Room-temperature sodium-sulfur batteries face enormous challenges in the coulombic efficiency, capacity retention, and rate performance, which are seriously related to the solid electrolyte interface film, the shuttle effect of polysulfide, and the sodium-sulfur reaction kinetics. Adjusting the electrolyte composition by additives can significantly improve the battery performance and is attracting tremendous attention. However, the reported additives mainly focus on one of the two electrodes. It is still a considerable challenge to balance both aspects. This work proposes a novel dual-functional additive, Ce(NO3)(4) , and studies its comprehensive influence on the battery performance by X-ray diffraction (XRD), Fourier transforms infrared spectroscopy (FTIR), X-ray photoelectron spectroscopy (XPS), scanning electron microscope (SEM), energy-dispersive X-ray spectroscopy (EDS), and electrochemical techniques. The results show that Ce(NO3)(4) generates NaCeO2 and NaNO3 to deposit on the Na surface.

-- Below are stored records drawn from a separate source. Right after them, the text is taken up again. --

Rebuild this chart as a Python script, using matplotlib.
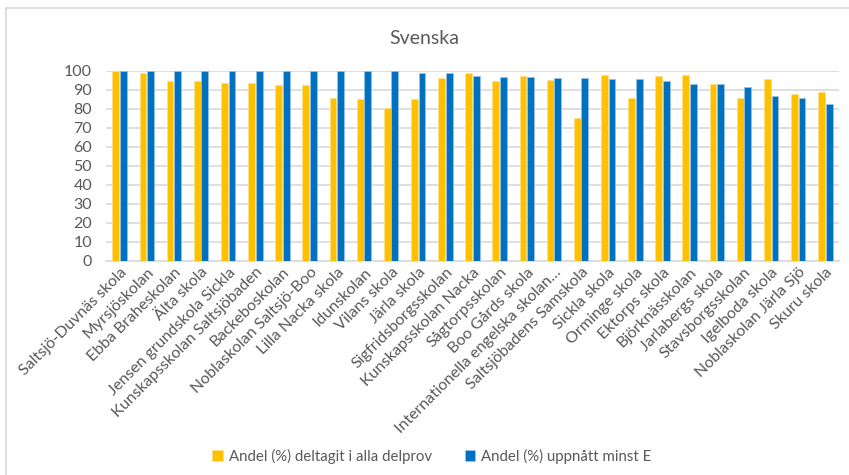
import numpy as np
import matplotlib
matplotlib.use('Agg')
from matplotlib import pyplot as plt
from matplotlib.patches import Rectangle

plt.rcParams['font.family'] = ['Lato', 'DejaVu Sans']

schools = [
    'Saltsjö-Duvnäs skola', 'Myrsjöskolan', 'Ebba Braheskolan', 'Älta skola',
    'Jensen grundskola Sickla', 'Kunskapsskolan Saltsjöbaden', 'Backeboskolan',
    'Noblaskolan Saltsjö-Boo', 'Lilla Nacka skola', 'Idunskolan', 'Vilans skola',
    'Järla skola', 'Sigfridsborgsskolan', 'Kunskapsskolan Nacka', 'Sågtorpsskolan',
    'Boo Gårds skola', 'Internationella engelska skolan…', 'Saltsjöbadens Samskola',
    'Sickla skola', 'Orminge skola', 'Ektorps skola', 'Björknässkolan',
    'Jarlabergs skola', 'Stavsborgsskolan', 'Igelboda skola', 'Noblaskolan Järla Sjö',
    'Skuru skola',
]

deltagit = [100, 98.8, 94.7, 94.7, 93.7, 93.7, 92.4, 92.4, 85.6, 85.1, 80.5,
            85.1, 96.3, 98.8, 94.7, 97.4, 95.1, 75.4, 97.9, 85.9, 97.4, 97.9,
            93.3, 85.6, 95.6, 87.9, 89.1]
minst_e = [100, 100, 100, 100, 100, 100, 100, 100, 100, 100, 100,
           99.1, 98.8, 97.4, 96.8, 96.8, 96.5, 96.5, 95.6, 95.6, 94.7, 93.3,
           93.0, 91.6, 87.0, 85.9, 82.4]

label_a = 'Andel (%) deltagit i alla delprov'
label_b = 'Andel (%) uppnått minst E'

gray = '#595959'
grid = '#D9D9D9'

fig = plt.figure(figsize=(8.49, 4.75), dpi=100)
ax = fig.add_axes([106/849, 1 - 260.5/475, (839 - 106)/849, (260.5 - 71)/475])

x = np.arange(len(schools))
w = 0.25
ax.bar(x - 0.14, deltagit, w, color='#FFC000', edgecolor='#FFE08A', linewidth=0.5,
       label=label_a, zorder=3)
ax.bar(x + 0.14, minst_e, w, color='#0070C0', edgecolor='#9CC3E5', linewidth=0.5,
       label=label_b, zorder=3)

ax.set_xlim(-0.5, len(schools) - 0.5)
ax.set_ylim(0, 100)
ax.set_yticks(range(0, 101, 10))
ax.yaxis.grid(True, color=grid, linewidth=1.2, zorder=0)
for s in ['top', 'right', 'left']:
    ax.spines[s].set_visible(False)
ax.spines['bottom'].set_color(grid)
ax.spines['bottom'].set_linewidth(1.2)
ax.tick_params(axis='both', length=0, colors=gray, labelsize=11.5)
ax.tick_params(axis='y', pad=10)
ax.set_xticks(x)
ax.set_xticklabels(schools, rotation=45, ha='right', rotation_mode='anchor')

fig.text(0.5, 1 - 38/475, 'Svenska', ha='center', va='center', fontsize=14, color=gray)

fig.legend(loc='center', bbox_to_anchor=(432/849, 1 - 456/475), ncol=2, frameon=False,
           fontsize=10.8, labelcolor=gray, handlelength=0.7, handleheight=0.7,
           handletextpad=0.4, columnspacing=2.2)

fig.patches.append(Rectangle((6/849, -0.1), 1.1, 1 + 0.1 - 8/475,
                             transform=fig.transFigure, fill=False,
                             edgecolor='#D9D9D9', linewidth=1.2))

fig.savefig('out.png', dpi=100)
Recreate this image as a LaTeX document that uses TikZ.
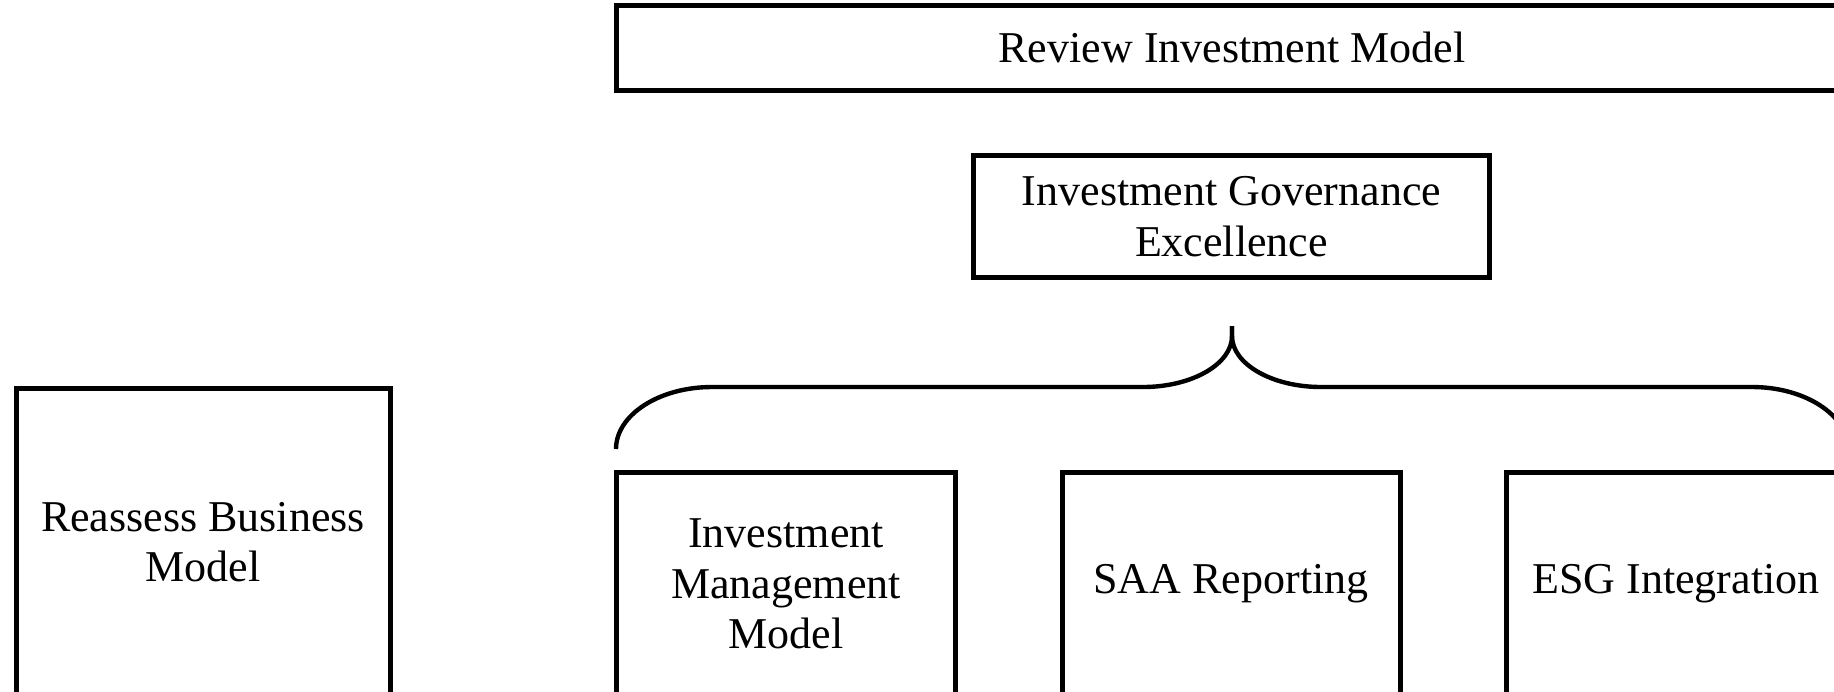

This inert deposition layer inhibits the side reactions between Na and polysulfides and optimizes the Na dissolution/deposition process, thereby improving the cycle stability of the battery. In addition, Ce4+ has a strong adsorption effect on capturing and evenly depositing polysulfides on the S cathode to inhibit the shuttle effect. In short, the Ce(NO3)(4) additive plays a dual function of protecting the Na anode and optimizing the S cathode reaction.